== Your objective ==
All material below is to be reproduced exactly.
-- BEGIN --
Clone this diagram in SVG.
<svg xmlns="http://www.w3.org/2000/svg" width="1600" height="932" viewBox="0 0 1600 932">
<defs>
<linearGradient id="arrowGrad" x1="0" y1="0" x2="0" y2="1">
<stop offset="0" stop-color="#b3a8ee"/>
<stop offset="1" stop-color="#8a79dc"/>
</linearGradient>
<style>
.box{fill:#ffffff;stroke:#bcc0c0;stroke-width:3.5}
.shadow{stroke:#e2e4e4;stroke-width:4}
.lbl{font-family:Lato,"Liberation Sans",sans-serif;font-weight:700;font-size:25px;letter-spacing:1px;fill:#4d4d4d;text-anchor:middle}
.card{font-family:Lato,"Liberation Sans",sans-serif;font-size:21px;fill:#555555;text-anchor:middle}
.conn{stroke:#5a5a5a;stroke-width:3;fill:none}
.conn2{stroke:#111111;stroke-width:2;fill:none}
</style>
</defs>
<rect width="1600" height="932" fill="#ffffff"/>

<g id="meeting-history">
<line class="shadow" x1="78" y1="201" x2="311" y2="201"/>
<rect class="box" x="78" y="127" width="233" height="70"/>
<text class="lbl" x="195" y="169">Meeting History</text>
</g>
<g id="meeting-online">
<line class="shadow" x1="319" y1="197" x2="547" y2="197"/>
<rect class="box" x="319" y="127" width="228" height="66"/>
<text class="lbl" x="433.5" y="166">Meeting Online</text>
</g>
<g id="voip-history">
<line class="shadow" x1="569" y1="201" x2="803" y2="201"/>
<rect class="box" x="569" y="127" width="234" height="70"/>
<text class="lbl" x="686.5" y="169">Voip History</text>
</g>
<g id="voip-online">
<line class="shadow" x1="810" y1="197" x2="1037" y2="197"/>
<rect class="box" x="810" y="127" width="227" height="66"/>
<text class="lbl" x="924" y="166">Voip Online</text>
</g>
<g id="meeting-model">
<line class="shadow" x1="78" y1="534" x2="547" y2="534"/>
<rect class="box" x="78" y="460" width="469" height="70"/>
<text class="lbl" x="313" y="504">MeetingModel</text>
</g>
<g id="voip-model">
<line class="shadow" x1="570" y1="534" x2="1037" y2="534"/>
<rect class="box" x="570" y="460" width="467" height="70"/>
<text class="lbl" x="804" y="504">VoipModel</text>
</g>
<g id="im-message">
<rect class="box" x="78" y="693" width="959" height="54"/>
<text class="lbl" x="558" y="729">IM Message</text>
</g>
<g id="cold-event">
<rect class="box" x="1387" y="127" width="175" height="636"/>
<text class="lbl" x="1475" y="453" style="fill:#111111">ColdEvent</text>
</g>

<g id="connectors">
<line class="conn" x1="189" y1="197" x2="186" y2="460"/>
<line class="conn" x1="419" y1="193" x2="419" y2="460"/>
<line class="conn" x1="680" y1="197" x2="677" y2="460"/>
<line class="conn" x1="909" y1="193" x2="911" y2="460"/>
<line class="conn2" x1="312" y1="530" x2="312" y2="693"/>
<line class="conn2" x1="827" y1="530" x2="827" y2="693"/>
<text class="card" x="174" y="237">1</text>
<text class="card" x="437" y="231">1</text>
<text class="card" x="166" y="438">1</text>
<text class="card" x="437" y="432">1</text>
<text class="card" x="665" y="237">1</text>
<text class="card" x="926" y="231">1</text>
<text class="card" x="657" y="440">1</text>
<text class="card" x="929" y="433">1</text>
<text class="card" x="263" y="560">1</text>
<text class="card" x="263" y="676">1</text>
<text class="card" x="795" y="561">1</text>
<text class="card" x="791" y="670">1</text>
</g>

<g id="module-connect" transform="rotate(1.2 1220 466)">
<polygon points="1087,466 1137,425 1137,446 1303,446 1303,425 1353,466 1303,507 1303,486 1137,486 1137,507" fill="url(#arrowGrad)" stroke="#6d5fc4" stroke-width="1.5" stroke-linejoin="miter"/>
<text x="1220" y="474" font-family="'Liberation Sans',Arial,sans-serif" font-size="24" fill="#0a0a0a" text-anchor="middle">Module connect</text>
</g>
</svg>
-- END --
== Solution to the exercise ==
Clone this diagram in SVG.
<svg xmlns="http://www.w3.org/2000/svg" width="1600" height="932" viewBox="0 0 1600 932">
<defs>
<linearGradient id="arrowGrad" x1="0" y1="0" x2="0" y2="1">
<stop offset="0" stop-color="#b3a8ee"/>
<stop offset="1" stop-color="#8a79dc"/>
</linearGradient>
<style>
.box{fill:#ffffff;stroke:#bcc0c0;stroke-width:3.5}
.shadow{stroke:#e2e4e4;stroke-width:4}
.lbl{font-family:Lato,"Liberation Sans",sans-serif;font-weight:700;font-size:25px;letter-spacing:1px;fill:#4d4d4d;text-anchor:middle}
.card{font-family:Lato,"Liberation Sans",sans-serif;font-size:21px;fill:#555555;text-anchor:middle}
.conn{stroke:#5a5a5a;stroke-width:3;fill:none}
.conn2{stroke:#111111;stroke-width:2;fill:none}
</style>
</defs>
<rect width="1600" height="932" fill="#ffffff"/>

<g id="meeting-history">
<line class="shadow" x1="78" y1="201" x2="311" y2="201"/>
<rect class="box" x="78" y="127" width="233" height="70"/>
<text class="lbl" x="195" y="169">Meeting History</text>
</g>
<g id="meeting-online">
<line class="shadow" x1="319" y1="197" x2="547" y2="197"/>
<rect class="box" x="319" y="127" width="228" height="66"/>
<text class="lbl" x="433.5" y="166">Meeting Online</text>
</g>
<g id="voip-history">
<line class="shadow" x1="569" y1="201" x2="803" y2="201"/>
<rect class="box" x="569" y="127" width="234" height="70"/>
<text class="lbl" x="686.5" y="169">Voip History</text>
</g>
<g id="voip-online">
<line class="shadow" x1="810" y1="197" x2="1037" y2="197"/>
<rect class="box" x="810" y="127" width="227" height="66"/>
<text class="lbl" x="924" y="166">Voip Online</text>
</g>
<g id="meeting-model">
<line class="shadow" x1="78" y1="534" x2="547" y2="534"/>
<rect class="box" x="78" y="460" width="469" height="70"/>
<text class="lbl" x="313" y="504">MeetingModel</text>
</g>
<g id="voip-model">
<line class="shadow" x1="570" y1="534" x2="1037" y2="534"/>
<rect class="box" x="570" y="460" width="467" height="70"/>
<text class="lbl" x="804" y="504">VoipModel</text>
</g>
<g id="im-message">
<rect class="box" x="78" y="693" width="959" height="54"/>
<text class="lbl" x="558" y="729">IM Message</text>
</g>
<g id="cold-event">
<rect class="box" x="1387" y="127" width="175" height="636"/>
<text class="lbl" x="1475" y="453" style="fill:#111111">ColdEvent</text>
</g>

<g id="connectors">
<line class="conn" x1="189" y1="197" x2="186" y2="460"/>
<line class="conn" x1="419" y1="193" x2="419" y2="460"/>
<line class="conn" x1="680" y1="197" x2="677" y2="460"/>
<line class="conn" x1="909" y1="193" x2="911" y2="460"/>
<line class="conn2" x1="312" y1="530" x2="312" y2="693"/>
<line class="conn2" x1="827" y1="530" x2="827" y2="693"/>
<text class="card" x="174" y="237">1</text>
<text class="card" x="437" y="231">1</text>
<text class="card" x="166" y="438">1</text>
<text class="card" x="437" y="432">1</text>
<text class="card" x="665" y="237">1</text>
<text class="card" x="926" y="231">1</text>
<text class="card" x="657" y="440">1</text>
<text class="card" x="929" y="433">1</text>
<text class="card" x="263" y="560">1</text>
<text class="card" x="263" y="676">1</text>
<text class="card" x="795" y="561">1</text>
<text class="card" x="791" y="670">1</text>
</g>

<g id="module-connect" transform="rotate(1.2 1220 466)">
<polygon points="1087,466 1137,425 1137,446 1303,446 1303,425 1353,466 1303,507 1303,486 1137,486 1137,507" fill="url(#arrowGrad)" stroke="#6d5fc4" stroke-width="1.5" stroke-linejoin="miter"/>
<text x="1220" y="474" font-family="'Liberation Sans',Arial,sans-serif" font-size="24" fill="#0a0a0a" text-anchor="middle">Module connect</text>
</g>
</svg>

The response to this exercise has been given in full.